The next evolution of cross-border returns

Returns that are not efficiently processed through customs can delay products from being returned to available inventory. This creates additional warehousing costs, ties up working capital and reduces the opportunity to resell products while demand remains high. Fashion retailers understand this particularly well, where seasonal inventory rapidly loses value if it cannot be returned to stock quickly enough. The same principle increasingly applies across consumer electronics, sporting goods, homeware and many other retail sectors.

Perhaps more importantly, disconnected returns processes reduce visibility. Businesses often know how many products have been returned, but not necessarily how much those returns are truly costing once customs charges, delayed inventory, administrative handling, transportation and unrecovered duties are considered together. This is where the conversation needs to evolve.

Too often, customs continues to be viewed as an activity that begins when goods cross a border and ends once they have cleared. In reality, customs now forms part of the entire product lifecycle. The original import, onward sale, customer return, potential refurbishment, re-export or resale are all connected events that increasingly depend upon consistent, accurate data. That shift reflects a wider transformation taking place across international trade.

Customs authorities around the world are moving away from document-led border processes towards data-led compliance. Governments are investing heavily in digital customs systems that provide greater visibility throughout global supply chains. Increasingly, it is the quality of the data accompanying a shipment, rather than the paperwork itself, that determines how efficiently goods move across borders.
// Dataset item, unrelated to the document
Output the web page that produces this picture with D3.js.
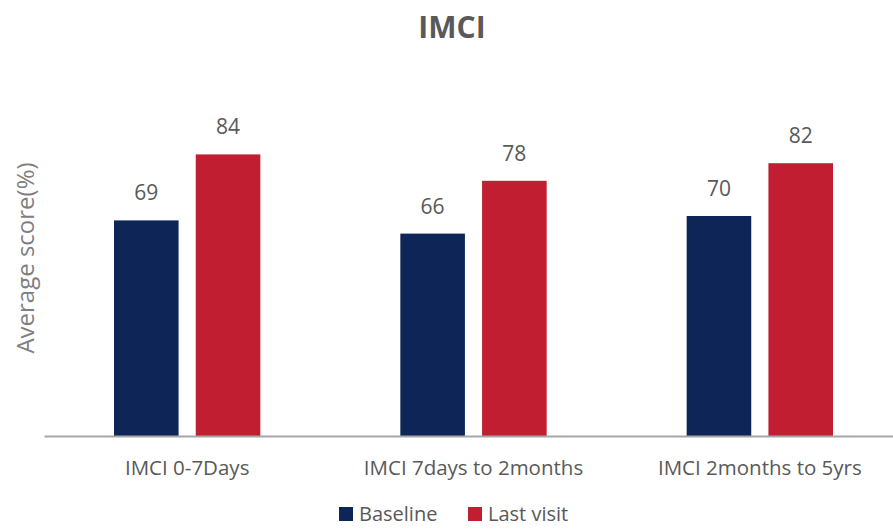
<!DOCTYPE html>
<html>
<head>
<meta charset="utf-8">
<script src="https://cdn.jsdelivr.net/npm/d3@7"></script>
<style>
  body { margin: 0; background: #fff; }
  text { font-family: "Open Sans", sans-serif; }
</style>
</head>
<body>
<div id="chart"></div>
<script>
const categories = ["IMCI 0-7Days", "IMCI 7days to 2months", "IMCI 2months to 5yrs"];
const seriesNames = ["Baseline", "Last visit"];
const baseline = [69, 66, 70];
const lastVisit = [84, 78, 82];
const colors = ["#0e2558", "#c11f31"];

const width = 893, height = 529;
const margin = { top: 84, right: -10, bottom: 93, left: 44 };

const svg = d3.select("#chart")
    .append("svg")
    .attr("width", width)
    .attr("height", height);

const rows = categories.map((c, i) => ({
    cat: c,
    values: [
        { key: seriesNames[0], value: baseline[i] },
        { key: seriesNames[1], value: lastVisit[i] }
    ]
}));

const x0 = d3.scaleBand()
    .domain(categories)
    .range([margin.left, width - margin.right])
    .paddingInner(0)
    .paddingOuter(0);

const x1 = d3.scaleBand()
    .domain(seriesNames)
    .range([70, x0.bandwidth() - 70])
    .paddingInner(0.21);

const y = d3.scaleLinear()
    .domain([20, 100])
    .range([height - margin.bottom, margin.top]);

// title
svg.append("text")
    .attr("x", 452)
    .attr("y", 38)
    .attr("text-anchor", "middle")
    .attr("font-size", "30px")
    .attr("font-weight", "bold")
    .attr("fill", "#595959")
    .text("IMCI");

// y label
svg.append("text")
    .attr("transform", `translate(34, 258) rotate(-90)`)
    .attr("text-anchor", "middle")
    .attr("font-size", "24px")
    .attr("fill", "#7f7f7f")
    .text("Average score(%)");

const groups = svg.selectAll("g.group")
    .data(rows)
    .enter()
    .append("g")
    .attr("class", "group")
    .attr("transform", d => `translate(${x0(d.cat)},0)`);

groups.selectAll("rect")
    .data(d => d.values)
    .enter()
    .append("rect")
    .attr("x", d => x1(d.key))
    .attr("y", d => y(d.value))
    .attr("width", x1.bandwidth())
    .attr("height", d => y(20) - y(d.value))
    .attr("fill", (d, i) => colors[i]);

groups.selectAll("text.val")
    .data(d => d.values)
    .enter()
    .append("text")
    .attr("class", "val")
    .attr("x", d => x1(d.key) + x1.bandwidth() / 2)
    .attr("y", d => y(d.value) - 20)
    .attr("text-anchor", "middle")
    .attr("font-size", "21px")
    .attr("fill", "#595959")
    .text(d => d.value);

// x axis
const xAxis = svg.append("g")
    .attr("transform", `translate(0,${y(20)})`)
    .call(d3.axisBottom(x0).tickSize(0).tickPadding(24));

xAxis.select(".domain")
    .attr("stroke", "#a6a6a6")
    .attr("stroke-width", 2);

xAxis.selectAll("text")
    .attr("font-family", "Open Sans, sans-serif")
    .attr("font-size", "20.5px")
    .attr("fill", "#595959");

// legend
const legend = svg.append("g")
    .attr("transform", "translate(339, 507)");

const legendX = [0, 129];
seriesNames.forEach((name, i) => {
    legend.append("rect")
        .attr("x", legendX[i])
        .attr("y", 0)
        .attr("width", 14)
        .attr("height", 14)
        .attr("fill", colors[i]);
    legend.append("text")
        .attr("x", legendX[i] + 20)
        .attr("y", 14)
        .attr("font-size", "20px")
        .attr("fill", "#595959")
        .text(name);
});
</script>
</body>
</html>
Returns are becoming part of that digital journey.

Retailers that continue to treat returns as a standalone customer service process may find themselves at a disadvantage compared with businesses that integrate customs data, inventory systems and financial reporting into a single end-to-end view. The objective is no longer simply processing a returned parcel; it is understanding the complete commercial lifecycle of that product and ensuring every available financial and customs opportunity is captured along the way. There is also a growing strategic dimension to this discussion.

As environmental considerations continue to influence retail operations, businesses are working to extend product lifecycles through refurbishment, resale, repair and recommerce models. These circular economy initiatives depend upon goods moving efficiently across international borders, often multiple times during their lifespan. Customs processes that were originally designed around linear supply chains are therefore becoming increasingly central to enabling more sustainable business models.

In this context, returns are no longer the end of a transaction. They represent the beginning of another commercial opportunity.

The retailers that are adapting most successfully are those looking beyond individual departments and examining the complete flow of products, information and money throughout their supply chains. They recognise that improving returns is not solely about reducing customer effort. It is about strengthening financial performance, improving inventory utilisation, protecting compliance and unlocking value that has often remained hidden for years.

International returns have always been part of cross-border eCommerce. What has changed is their significance.

As customs requirements become more data-driven, margins remain under pressure and global supply chains continue to evolve; returns deserve to be viewed not as an operational afterthought but as a strategic business function. The organisations that recognise this earliest are unlikely to be the ones with the lowest return rates. They will be the ones that understand the true cost of every return and have built the systems, processes and visibility needed to recover as much value as possible.

The hidden cost of international returns is not simply the parcel coming back. It is everything that happens afterwards.